Whoever laid out the north east quadrant of Seattle was on crack at the time. I understand that roads cannot go over the edge of a cliff or escarpment, but really dudes, some of the road decisions are crazy. Apparently the end of Ravenna Boulevard, a road that goes on the diagonal through a grid, has been redesigned recently - hey, great! Let's have one through road that doesn't stop with three other roads trying to join in, and of course lazy local drivers know where they are going so who needs to indicate? In Oz, this corner would've been turned into a roundabout, but now that I am familiar with how Seattleites deal with roundabouts, it could be extra exciting. Someone wants to turn left? They just go the wrong way around the roundabout! Noone's coming that way. Someone is on your right as you drive around the roundabout? You stop for them and let them on! Cos you have to give way to the right, right?
Anyway, I eventually found my way to my next destination (and I may have bought some yarn, pics one day maybe!), then managed to get back to I5 and hoon up to Mill Creek (with a little deviation along the way when I misread a direction), then off to Snohomish (ever so proud of myself for remembering the directions, though I think maps had told me the wrong way to go but I still made it to my destination....).

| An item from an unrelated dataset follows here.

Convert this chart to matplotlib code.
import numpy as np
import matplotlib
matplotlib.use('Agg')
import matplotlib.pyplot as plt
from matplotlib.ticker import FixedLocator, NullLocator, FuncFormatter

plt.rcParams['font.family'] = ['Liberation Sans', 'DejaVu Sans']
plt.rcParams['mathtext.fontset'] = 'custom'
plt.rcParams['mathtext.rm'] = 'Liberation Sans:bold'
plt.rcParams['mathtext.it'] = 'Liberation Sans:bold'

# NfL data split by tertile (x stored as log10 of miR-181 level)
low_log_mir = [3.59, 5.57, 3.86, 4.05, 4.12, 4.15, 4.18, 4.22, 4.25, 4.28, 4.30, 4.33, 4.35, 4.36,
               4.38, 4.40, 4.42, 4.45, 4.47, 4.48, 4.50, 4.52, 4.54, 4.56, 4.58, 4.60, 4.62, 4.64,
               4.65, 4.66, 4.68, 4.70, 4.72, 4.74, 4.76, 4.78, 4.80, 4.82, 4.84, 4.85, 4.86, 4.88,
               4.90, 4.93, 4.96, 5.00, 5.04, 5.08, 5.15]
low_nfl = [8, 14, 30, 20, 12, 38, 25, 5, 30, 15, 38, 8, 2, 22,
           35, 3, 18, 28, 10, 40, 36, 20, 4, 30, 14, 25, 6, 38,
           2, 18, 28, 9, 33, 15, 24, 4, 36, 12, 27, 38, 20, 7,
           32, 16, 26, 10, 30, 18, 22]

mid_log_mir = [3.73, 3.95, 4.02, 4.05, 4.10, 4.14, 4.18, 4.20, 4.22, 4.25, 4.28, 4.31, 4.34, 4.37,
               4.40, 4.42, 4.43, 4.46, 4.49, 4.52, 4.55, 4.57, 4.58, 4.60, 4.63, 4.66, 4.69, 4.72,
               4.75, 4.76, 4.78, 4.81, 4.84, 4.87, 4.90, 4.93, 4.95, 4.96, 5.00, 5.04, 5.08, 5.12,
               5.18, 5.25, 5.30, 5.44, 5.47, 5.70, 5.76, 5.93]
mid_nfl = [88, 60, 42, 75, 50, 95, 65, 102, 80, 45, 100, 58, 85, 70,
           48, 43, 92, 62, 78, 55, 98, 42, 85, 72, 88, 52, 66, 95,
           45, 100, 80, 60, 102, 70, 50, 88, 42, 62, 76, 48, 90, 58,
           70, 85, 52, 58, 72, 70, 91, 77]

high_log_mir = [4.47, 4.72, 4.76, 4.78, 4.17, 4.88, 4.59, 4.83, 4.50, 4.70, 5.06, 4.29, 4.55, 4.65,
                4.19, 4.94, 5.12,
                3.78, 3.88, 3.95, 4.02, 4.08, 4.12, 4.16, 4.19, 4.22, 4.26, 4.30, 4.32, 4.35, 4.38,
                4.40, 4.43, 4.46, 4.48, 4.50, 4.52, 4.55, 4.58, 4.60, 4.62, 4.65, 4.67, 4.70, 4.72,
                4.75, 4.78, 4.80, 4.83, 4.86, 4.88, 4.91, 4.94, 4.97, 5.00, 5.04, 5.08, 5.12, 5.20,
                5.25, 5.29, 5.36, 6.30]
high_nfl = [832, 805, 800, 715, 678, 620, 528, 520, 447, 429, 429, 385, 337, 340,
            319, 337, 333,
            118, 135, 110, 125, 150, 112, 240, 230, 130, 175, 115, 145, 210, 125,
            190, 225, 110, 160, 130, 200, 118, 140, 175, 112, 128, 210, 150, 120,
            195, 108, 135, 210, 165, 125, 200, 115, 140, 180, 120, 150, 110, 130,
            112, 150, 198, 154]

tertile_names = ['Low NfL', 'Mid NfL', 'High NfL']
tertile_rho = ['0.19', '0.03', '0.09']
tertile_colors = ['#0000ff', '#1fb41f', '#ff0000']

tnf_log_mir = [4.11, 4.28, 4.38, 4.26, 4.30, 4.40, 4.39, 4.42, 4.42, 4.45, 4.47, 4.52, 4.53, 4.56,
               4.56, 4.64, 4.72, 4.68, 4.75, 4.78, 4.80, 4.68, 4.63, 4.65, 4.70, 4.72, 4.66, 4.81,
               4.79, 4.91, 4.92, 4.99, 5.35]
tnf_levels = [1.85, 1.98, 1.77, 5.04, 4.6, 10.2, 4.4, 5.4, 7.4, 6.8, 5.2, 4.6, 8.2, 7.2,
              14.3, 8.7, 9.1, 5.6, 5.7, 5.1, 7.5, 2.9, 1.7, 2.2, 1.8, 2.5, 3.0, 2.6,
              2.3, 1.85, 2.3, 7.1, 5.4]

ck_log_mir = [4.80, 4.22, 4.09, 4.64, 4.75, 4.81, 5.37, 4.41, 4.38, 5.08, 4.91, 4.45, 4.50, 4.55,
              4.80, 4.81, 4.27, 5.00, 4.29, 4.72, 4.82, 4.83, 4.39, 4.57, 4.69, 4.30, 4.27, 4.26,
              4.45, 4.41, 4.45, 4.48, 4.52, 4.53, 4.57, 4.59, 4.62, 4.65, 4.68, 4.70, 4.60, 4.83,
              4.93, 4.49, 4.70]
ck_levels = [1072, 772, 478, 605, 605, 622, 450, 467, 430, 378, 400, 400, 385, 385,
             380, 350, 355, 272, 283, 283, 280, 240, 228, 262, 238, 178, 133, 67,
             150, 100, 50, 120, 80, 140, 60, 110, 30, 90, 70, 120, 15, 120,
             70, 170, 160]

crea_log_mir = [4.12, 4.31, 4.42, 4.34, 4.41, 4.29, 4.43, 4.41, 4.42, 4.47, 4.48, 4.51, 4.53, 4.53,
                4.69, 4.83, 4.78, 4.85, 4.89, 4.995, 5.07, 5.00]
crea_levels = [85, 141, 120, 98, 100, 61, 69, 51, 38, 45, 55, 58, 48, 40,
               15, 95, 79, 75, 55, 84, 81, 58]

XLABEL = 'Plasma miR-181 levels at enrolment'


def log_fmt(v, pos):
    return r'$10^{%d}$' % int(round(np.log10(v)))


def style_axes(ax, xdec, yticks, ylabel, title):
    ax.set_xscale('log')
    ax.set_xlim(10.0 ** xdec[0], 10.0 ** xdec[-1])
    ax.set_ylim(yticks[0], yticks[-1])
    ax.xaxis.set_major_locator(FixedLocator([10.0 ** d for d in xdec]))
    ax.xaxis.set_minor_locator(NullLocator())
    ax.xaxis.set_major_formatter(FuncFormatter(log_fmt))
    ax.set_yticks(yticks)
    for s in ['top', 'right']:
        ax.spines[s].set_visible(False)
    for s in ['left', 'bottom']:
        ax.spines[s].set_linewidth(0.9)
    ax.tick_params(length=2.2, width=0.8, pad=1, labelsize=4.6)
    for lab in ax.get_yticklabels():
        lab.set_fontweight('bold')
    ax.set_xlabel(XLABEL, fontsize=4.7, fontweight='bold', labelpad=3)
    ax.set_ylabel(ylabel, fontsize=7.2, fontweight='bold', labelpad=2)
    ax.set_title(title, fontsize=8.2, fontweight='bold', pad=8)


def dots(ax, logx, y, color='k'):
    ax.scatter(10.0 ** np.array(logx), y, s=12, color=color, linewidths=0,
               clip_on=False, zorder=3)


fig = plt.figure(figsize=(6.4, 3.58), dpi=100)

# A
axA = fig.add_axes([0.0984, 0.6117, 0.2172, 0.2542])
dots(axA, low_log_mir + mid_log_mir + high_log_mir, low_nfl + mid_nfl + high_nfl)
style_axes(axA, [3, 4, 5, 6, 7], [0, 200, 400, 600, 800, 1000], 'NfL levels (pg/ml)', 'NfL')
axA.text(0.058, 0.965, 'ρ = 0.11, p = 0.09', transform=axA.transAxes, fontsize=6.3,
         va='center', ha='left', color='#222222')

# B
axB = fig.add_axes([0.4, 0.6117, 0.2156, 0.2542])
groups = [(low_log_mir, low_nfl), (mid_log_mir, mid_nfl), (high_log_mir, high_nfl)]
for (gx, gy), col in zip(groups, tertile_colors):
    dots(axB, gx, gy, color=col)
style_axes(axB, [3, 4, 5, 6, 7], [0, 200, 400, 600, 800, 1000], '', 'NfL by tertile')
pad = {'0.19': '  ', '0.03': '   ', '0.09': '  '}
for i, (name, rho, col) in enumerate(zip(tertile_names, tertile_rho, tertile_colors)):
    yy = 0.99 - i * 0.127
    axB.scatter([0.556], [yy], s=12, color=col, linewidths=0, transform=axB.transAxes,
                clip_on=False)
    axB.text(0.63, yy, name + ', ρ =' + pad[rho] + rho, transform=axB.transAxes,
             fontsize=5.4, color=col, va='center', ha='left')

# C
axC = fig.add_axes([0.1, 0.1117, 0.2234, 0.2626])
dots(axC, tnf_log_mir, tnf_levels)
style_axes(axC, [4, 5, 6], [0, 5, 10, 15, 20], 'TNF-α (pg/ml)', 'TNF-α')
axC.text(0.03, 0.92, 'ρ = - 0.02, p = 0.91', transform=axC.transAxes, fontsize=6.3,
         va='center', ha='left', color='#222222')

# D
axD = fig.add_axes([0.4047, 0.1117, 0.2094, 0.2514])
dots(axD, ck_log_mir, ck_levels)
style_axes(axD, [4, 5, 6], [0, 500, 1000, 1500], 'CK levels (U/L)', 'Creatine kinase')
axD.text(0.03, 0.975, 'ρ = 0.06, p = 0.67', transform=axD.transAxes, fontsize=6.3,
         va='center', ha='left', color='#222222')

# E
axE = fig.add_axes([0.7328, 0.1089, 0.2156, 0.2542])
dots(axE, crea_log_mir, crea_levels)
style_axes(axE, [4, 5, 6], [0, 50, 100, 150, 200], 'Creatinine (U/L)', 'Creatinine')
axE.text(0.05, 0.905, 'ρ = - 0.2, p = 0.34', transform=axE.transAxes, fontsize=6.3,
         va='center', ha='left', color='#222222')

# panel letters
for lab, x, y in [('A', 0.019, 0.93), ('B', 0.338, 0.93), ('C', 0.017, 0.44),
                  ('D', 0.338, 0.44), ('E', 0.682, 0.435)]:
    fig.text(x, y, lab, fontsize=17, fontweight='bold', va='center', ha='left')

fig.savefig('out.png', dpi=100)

It turns out that Snohomish was playing guest to pretty much every Harley type bike in Washington state (and I suspect maybe other states and provinces as well...). So alas, yarn shop, I did not see you because I got quite pissed off by not being able to find a car park and having roads blocked. Then my phone wouldn't tell me how to get out of the place again - the local 3G/E connections were swamped by 10,000 bikies all trying to figure out how to leave again I guess or looking for a good pub. Or maybe a yarn shop.

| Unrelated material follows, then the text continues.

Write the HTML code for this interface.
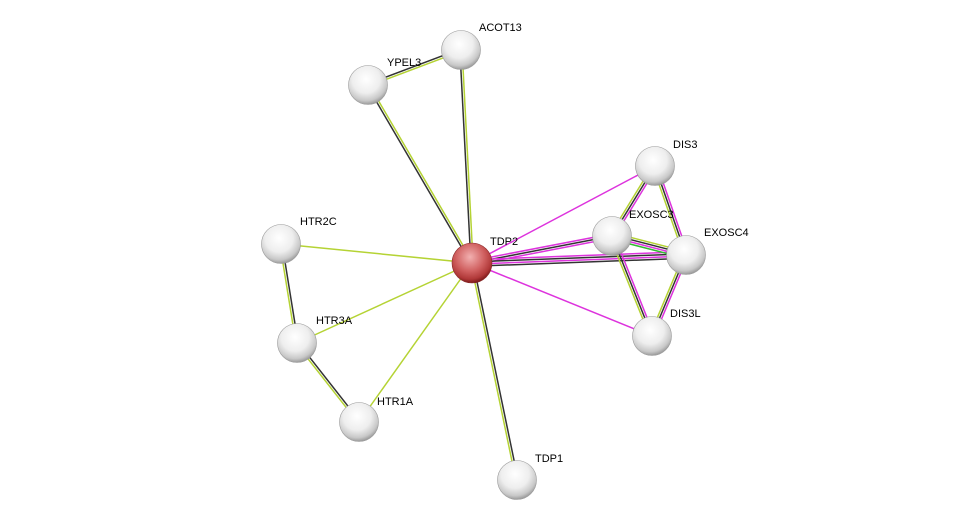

This meant that to get my eight stamps in my passport (not really my passport passport, just the shop hop passport) to go into the draw for some sort of prize, I had to drive all the way to Mt Vernon. Quite a pleasant little shop. I also liked the Skagit River meandering, no, make that hooning past - the river seems to not have much of a gradient as it wanders towards the sea but it really was in quite a hurry.
Then in Stanwood, a little town off the beaten track, I found a jewel. A complete jewel with a heap of Norwegian yarns. It was completely unexpected and very welcome. I may have bought yarn there too.
|Still Skagit River, Mt Vernon|
Six yarn shops in 5.5 hours, over 140 miles or about 250km later... hmm, well it may not have been a wise use of the Earth's resources but it was sorta interesting. I got to see some places I wouldn't've otherwise seen, I got to cuss at stupid road design and at stupid me and at my stupid phone because it decided it didn't want to tell me how to get the hell out of the place I was in...I probably should've had some lunch along the way but Snohomish was full and by the time I reached Mt Vernon, it was too late for lunch, plus not many places were open. I also know which yarn shops I will return to.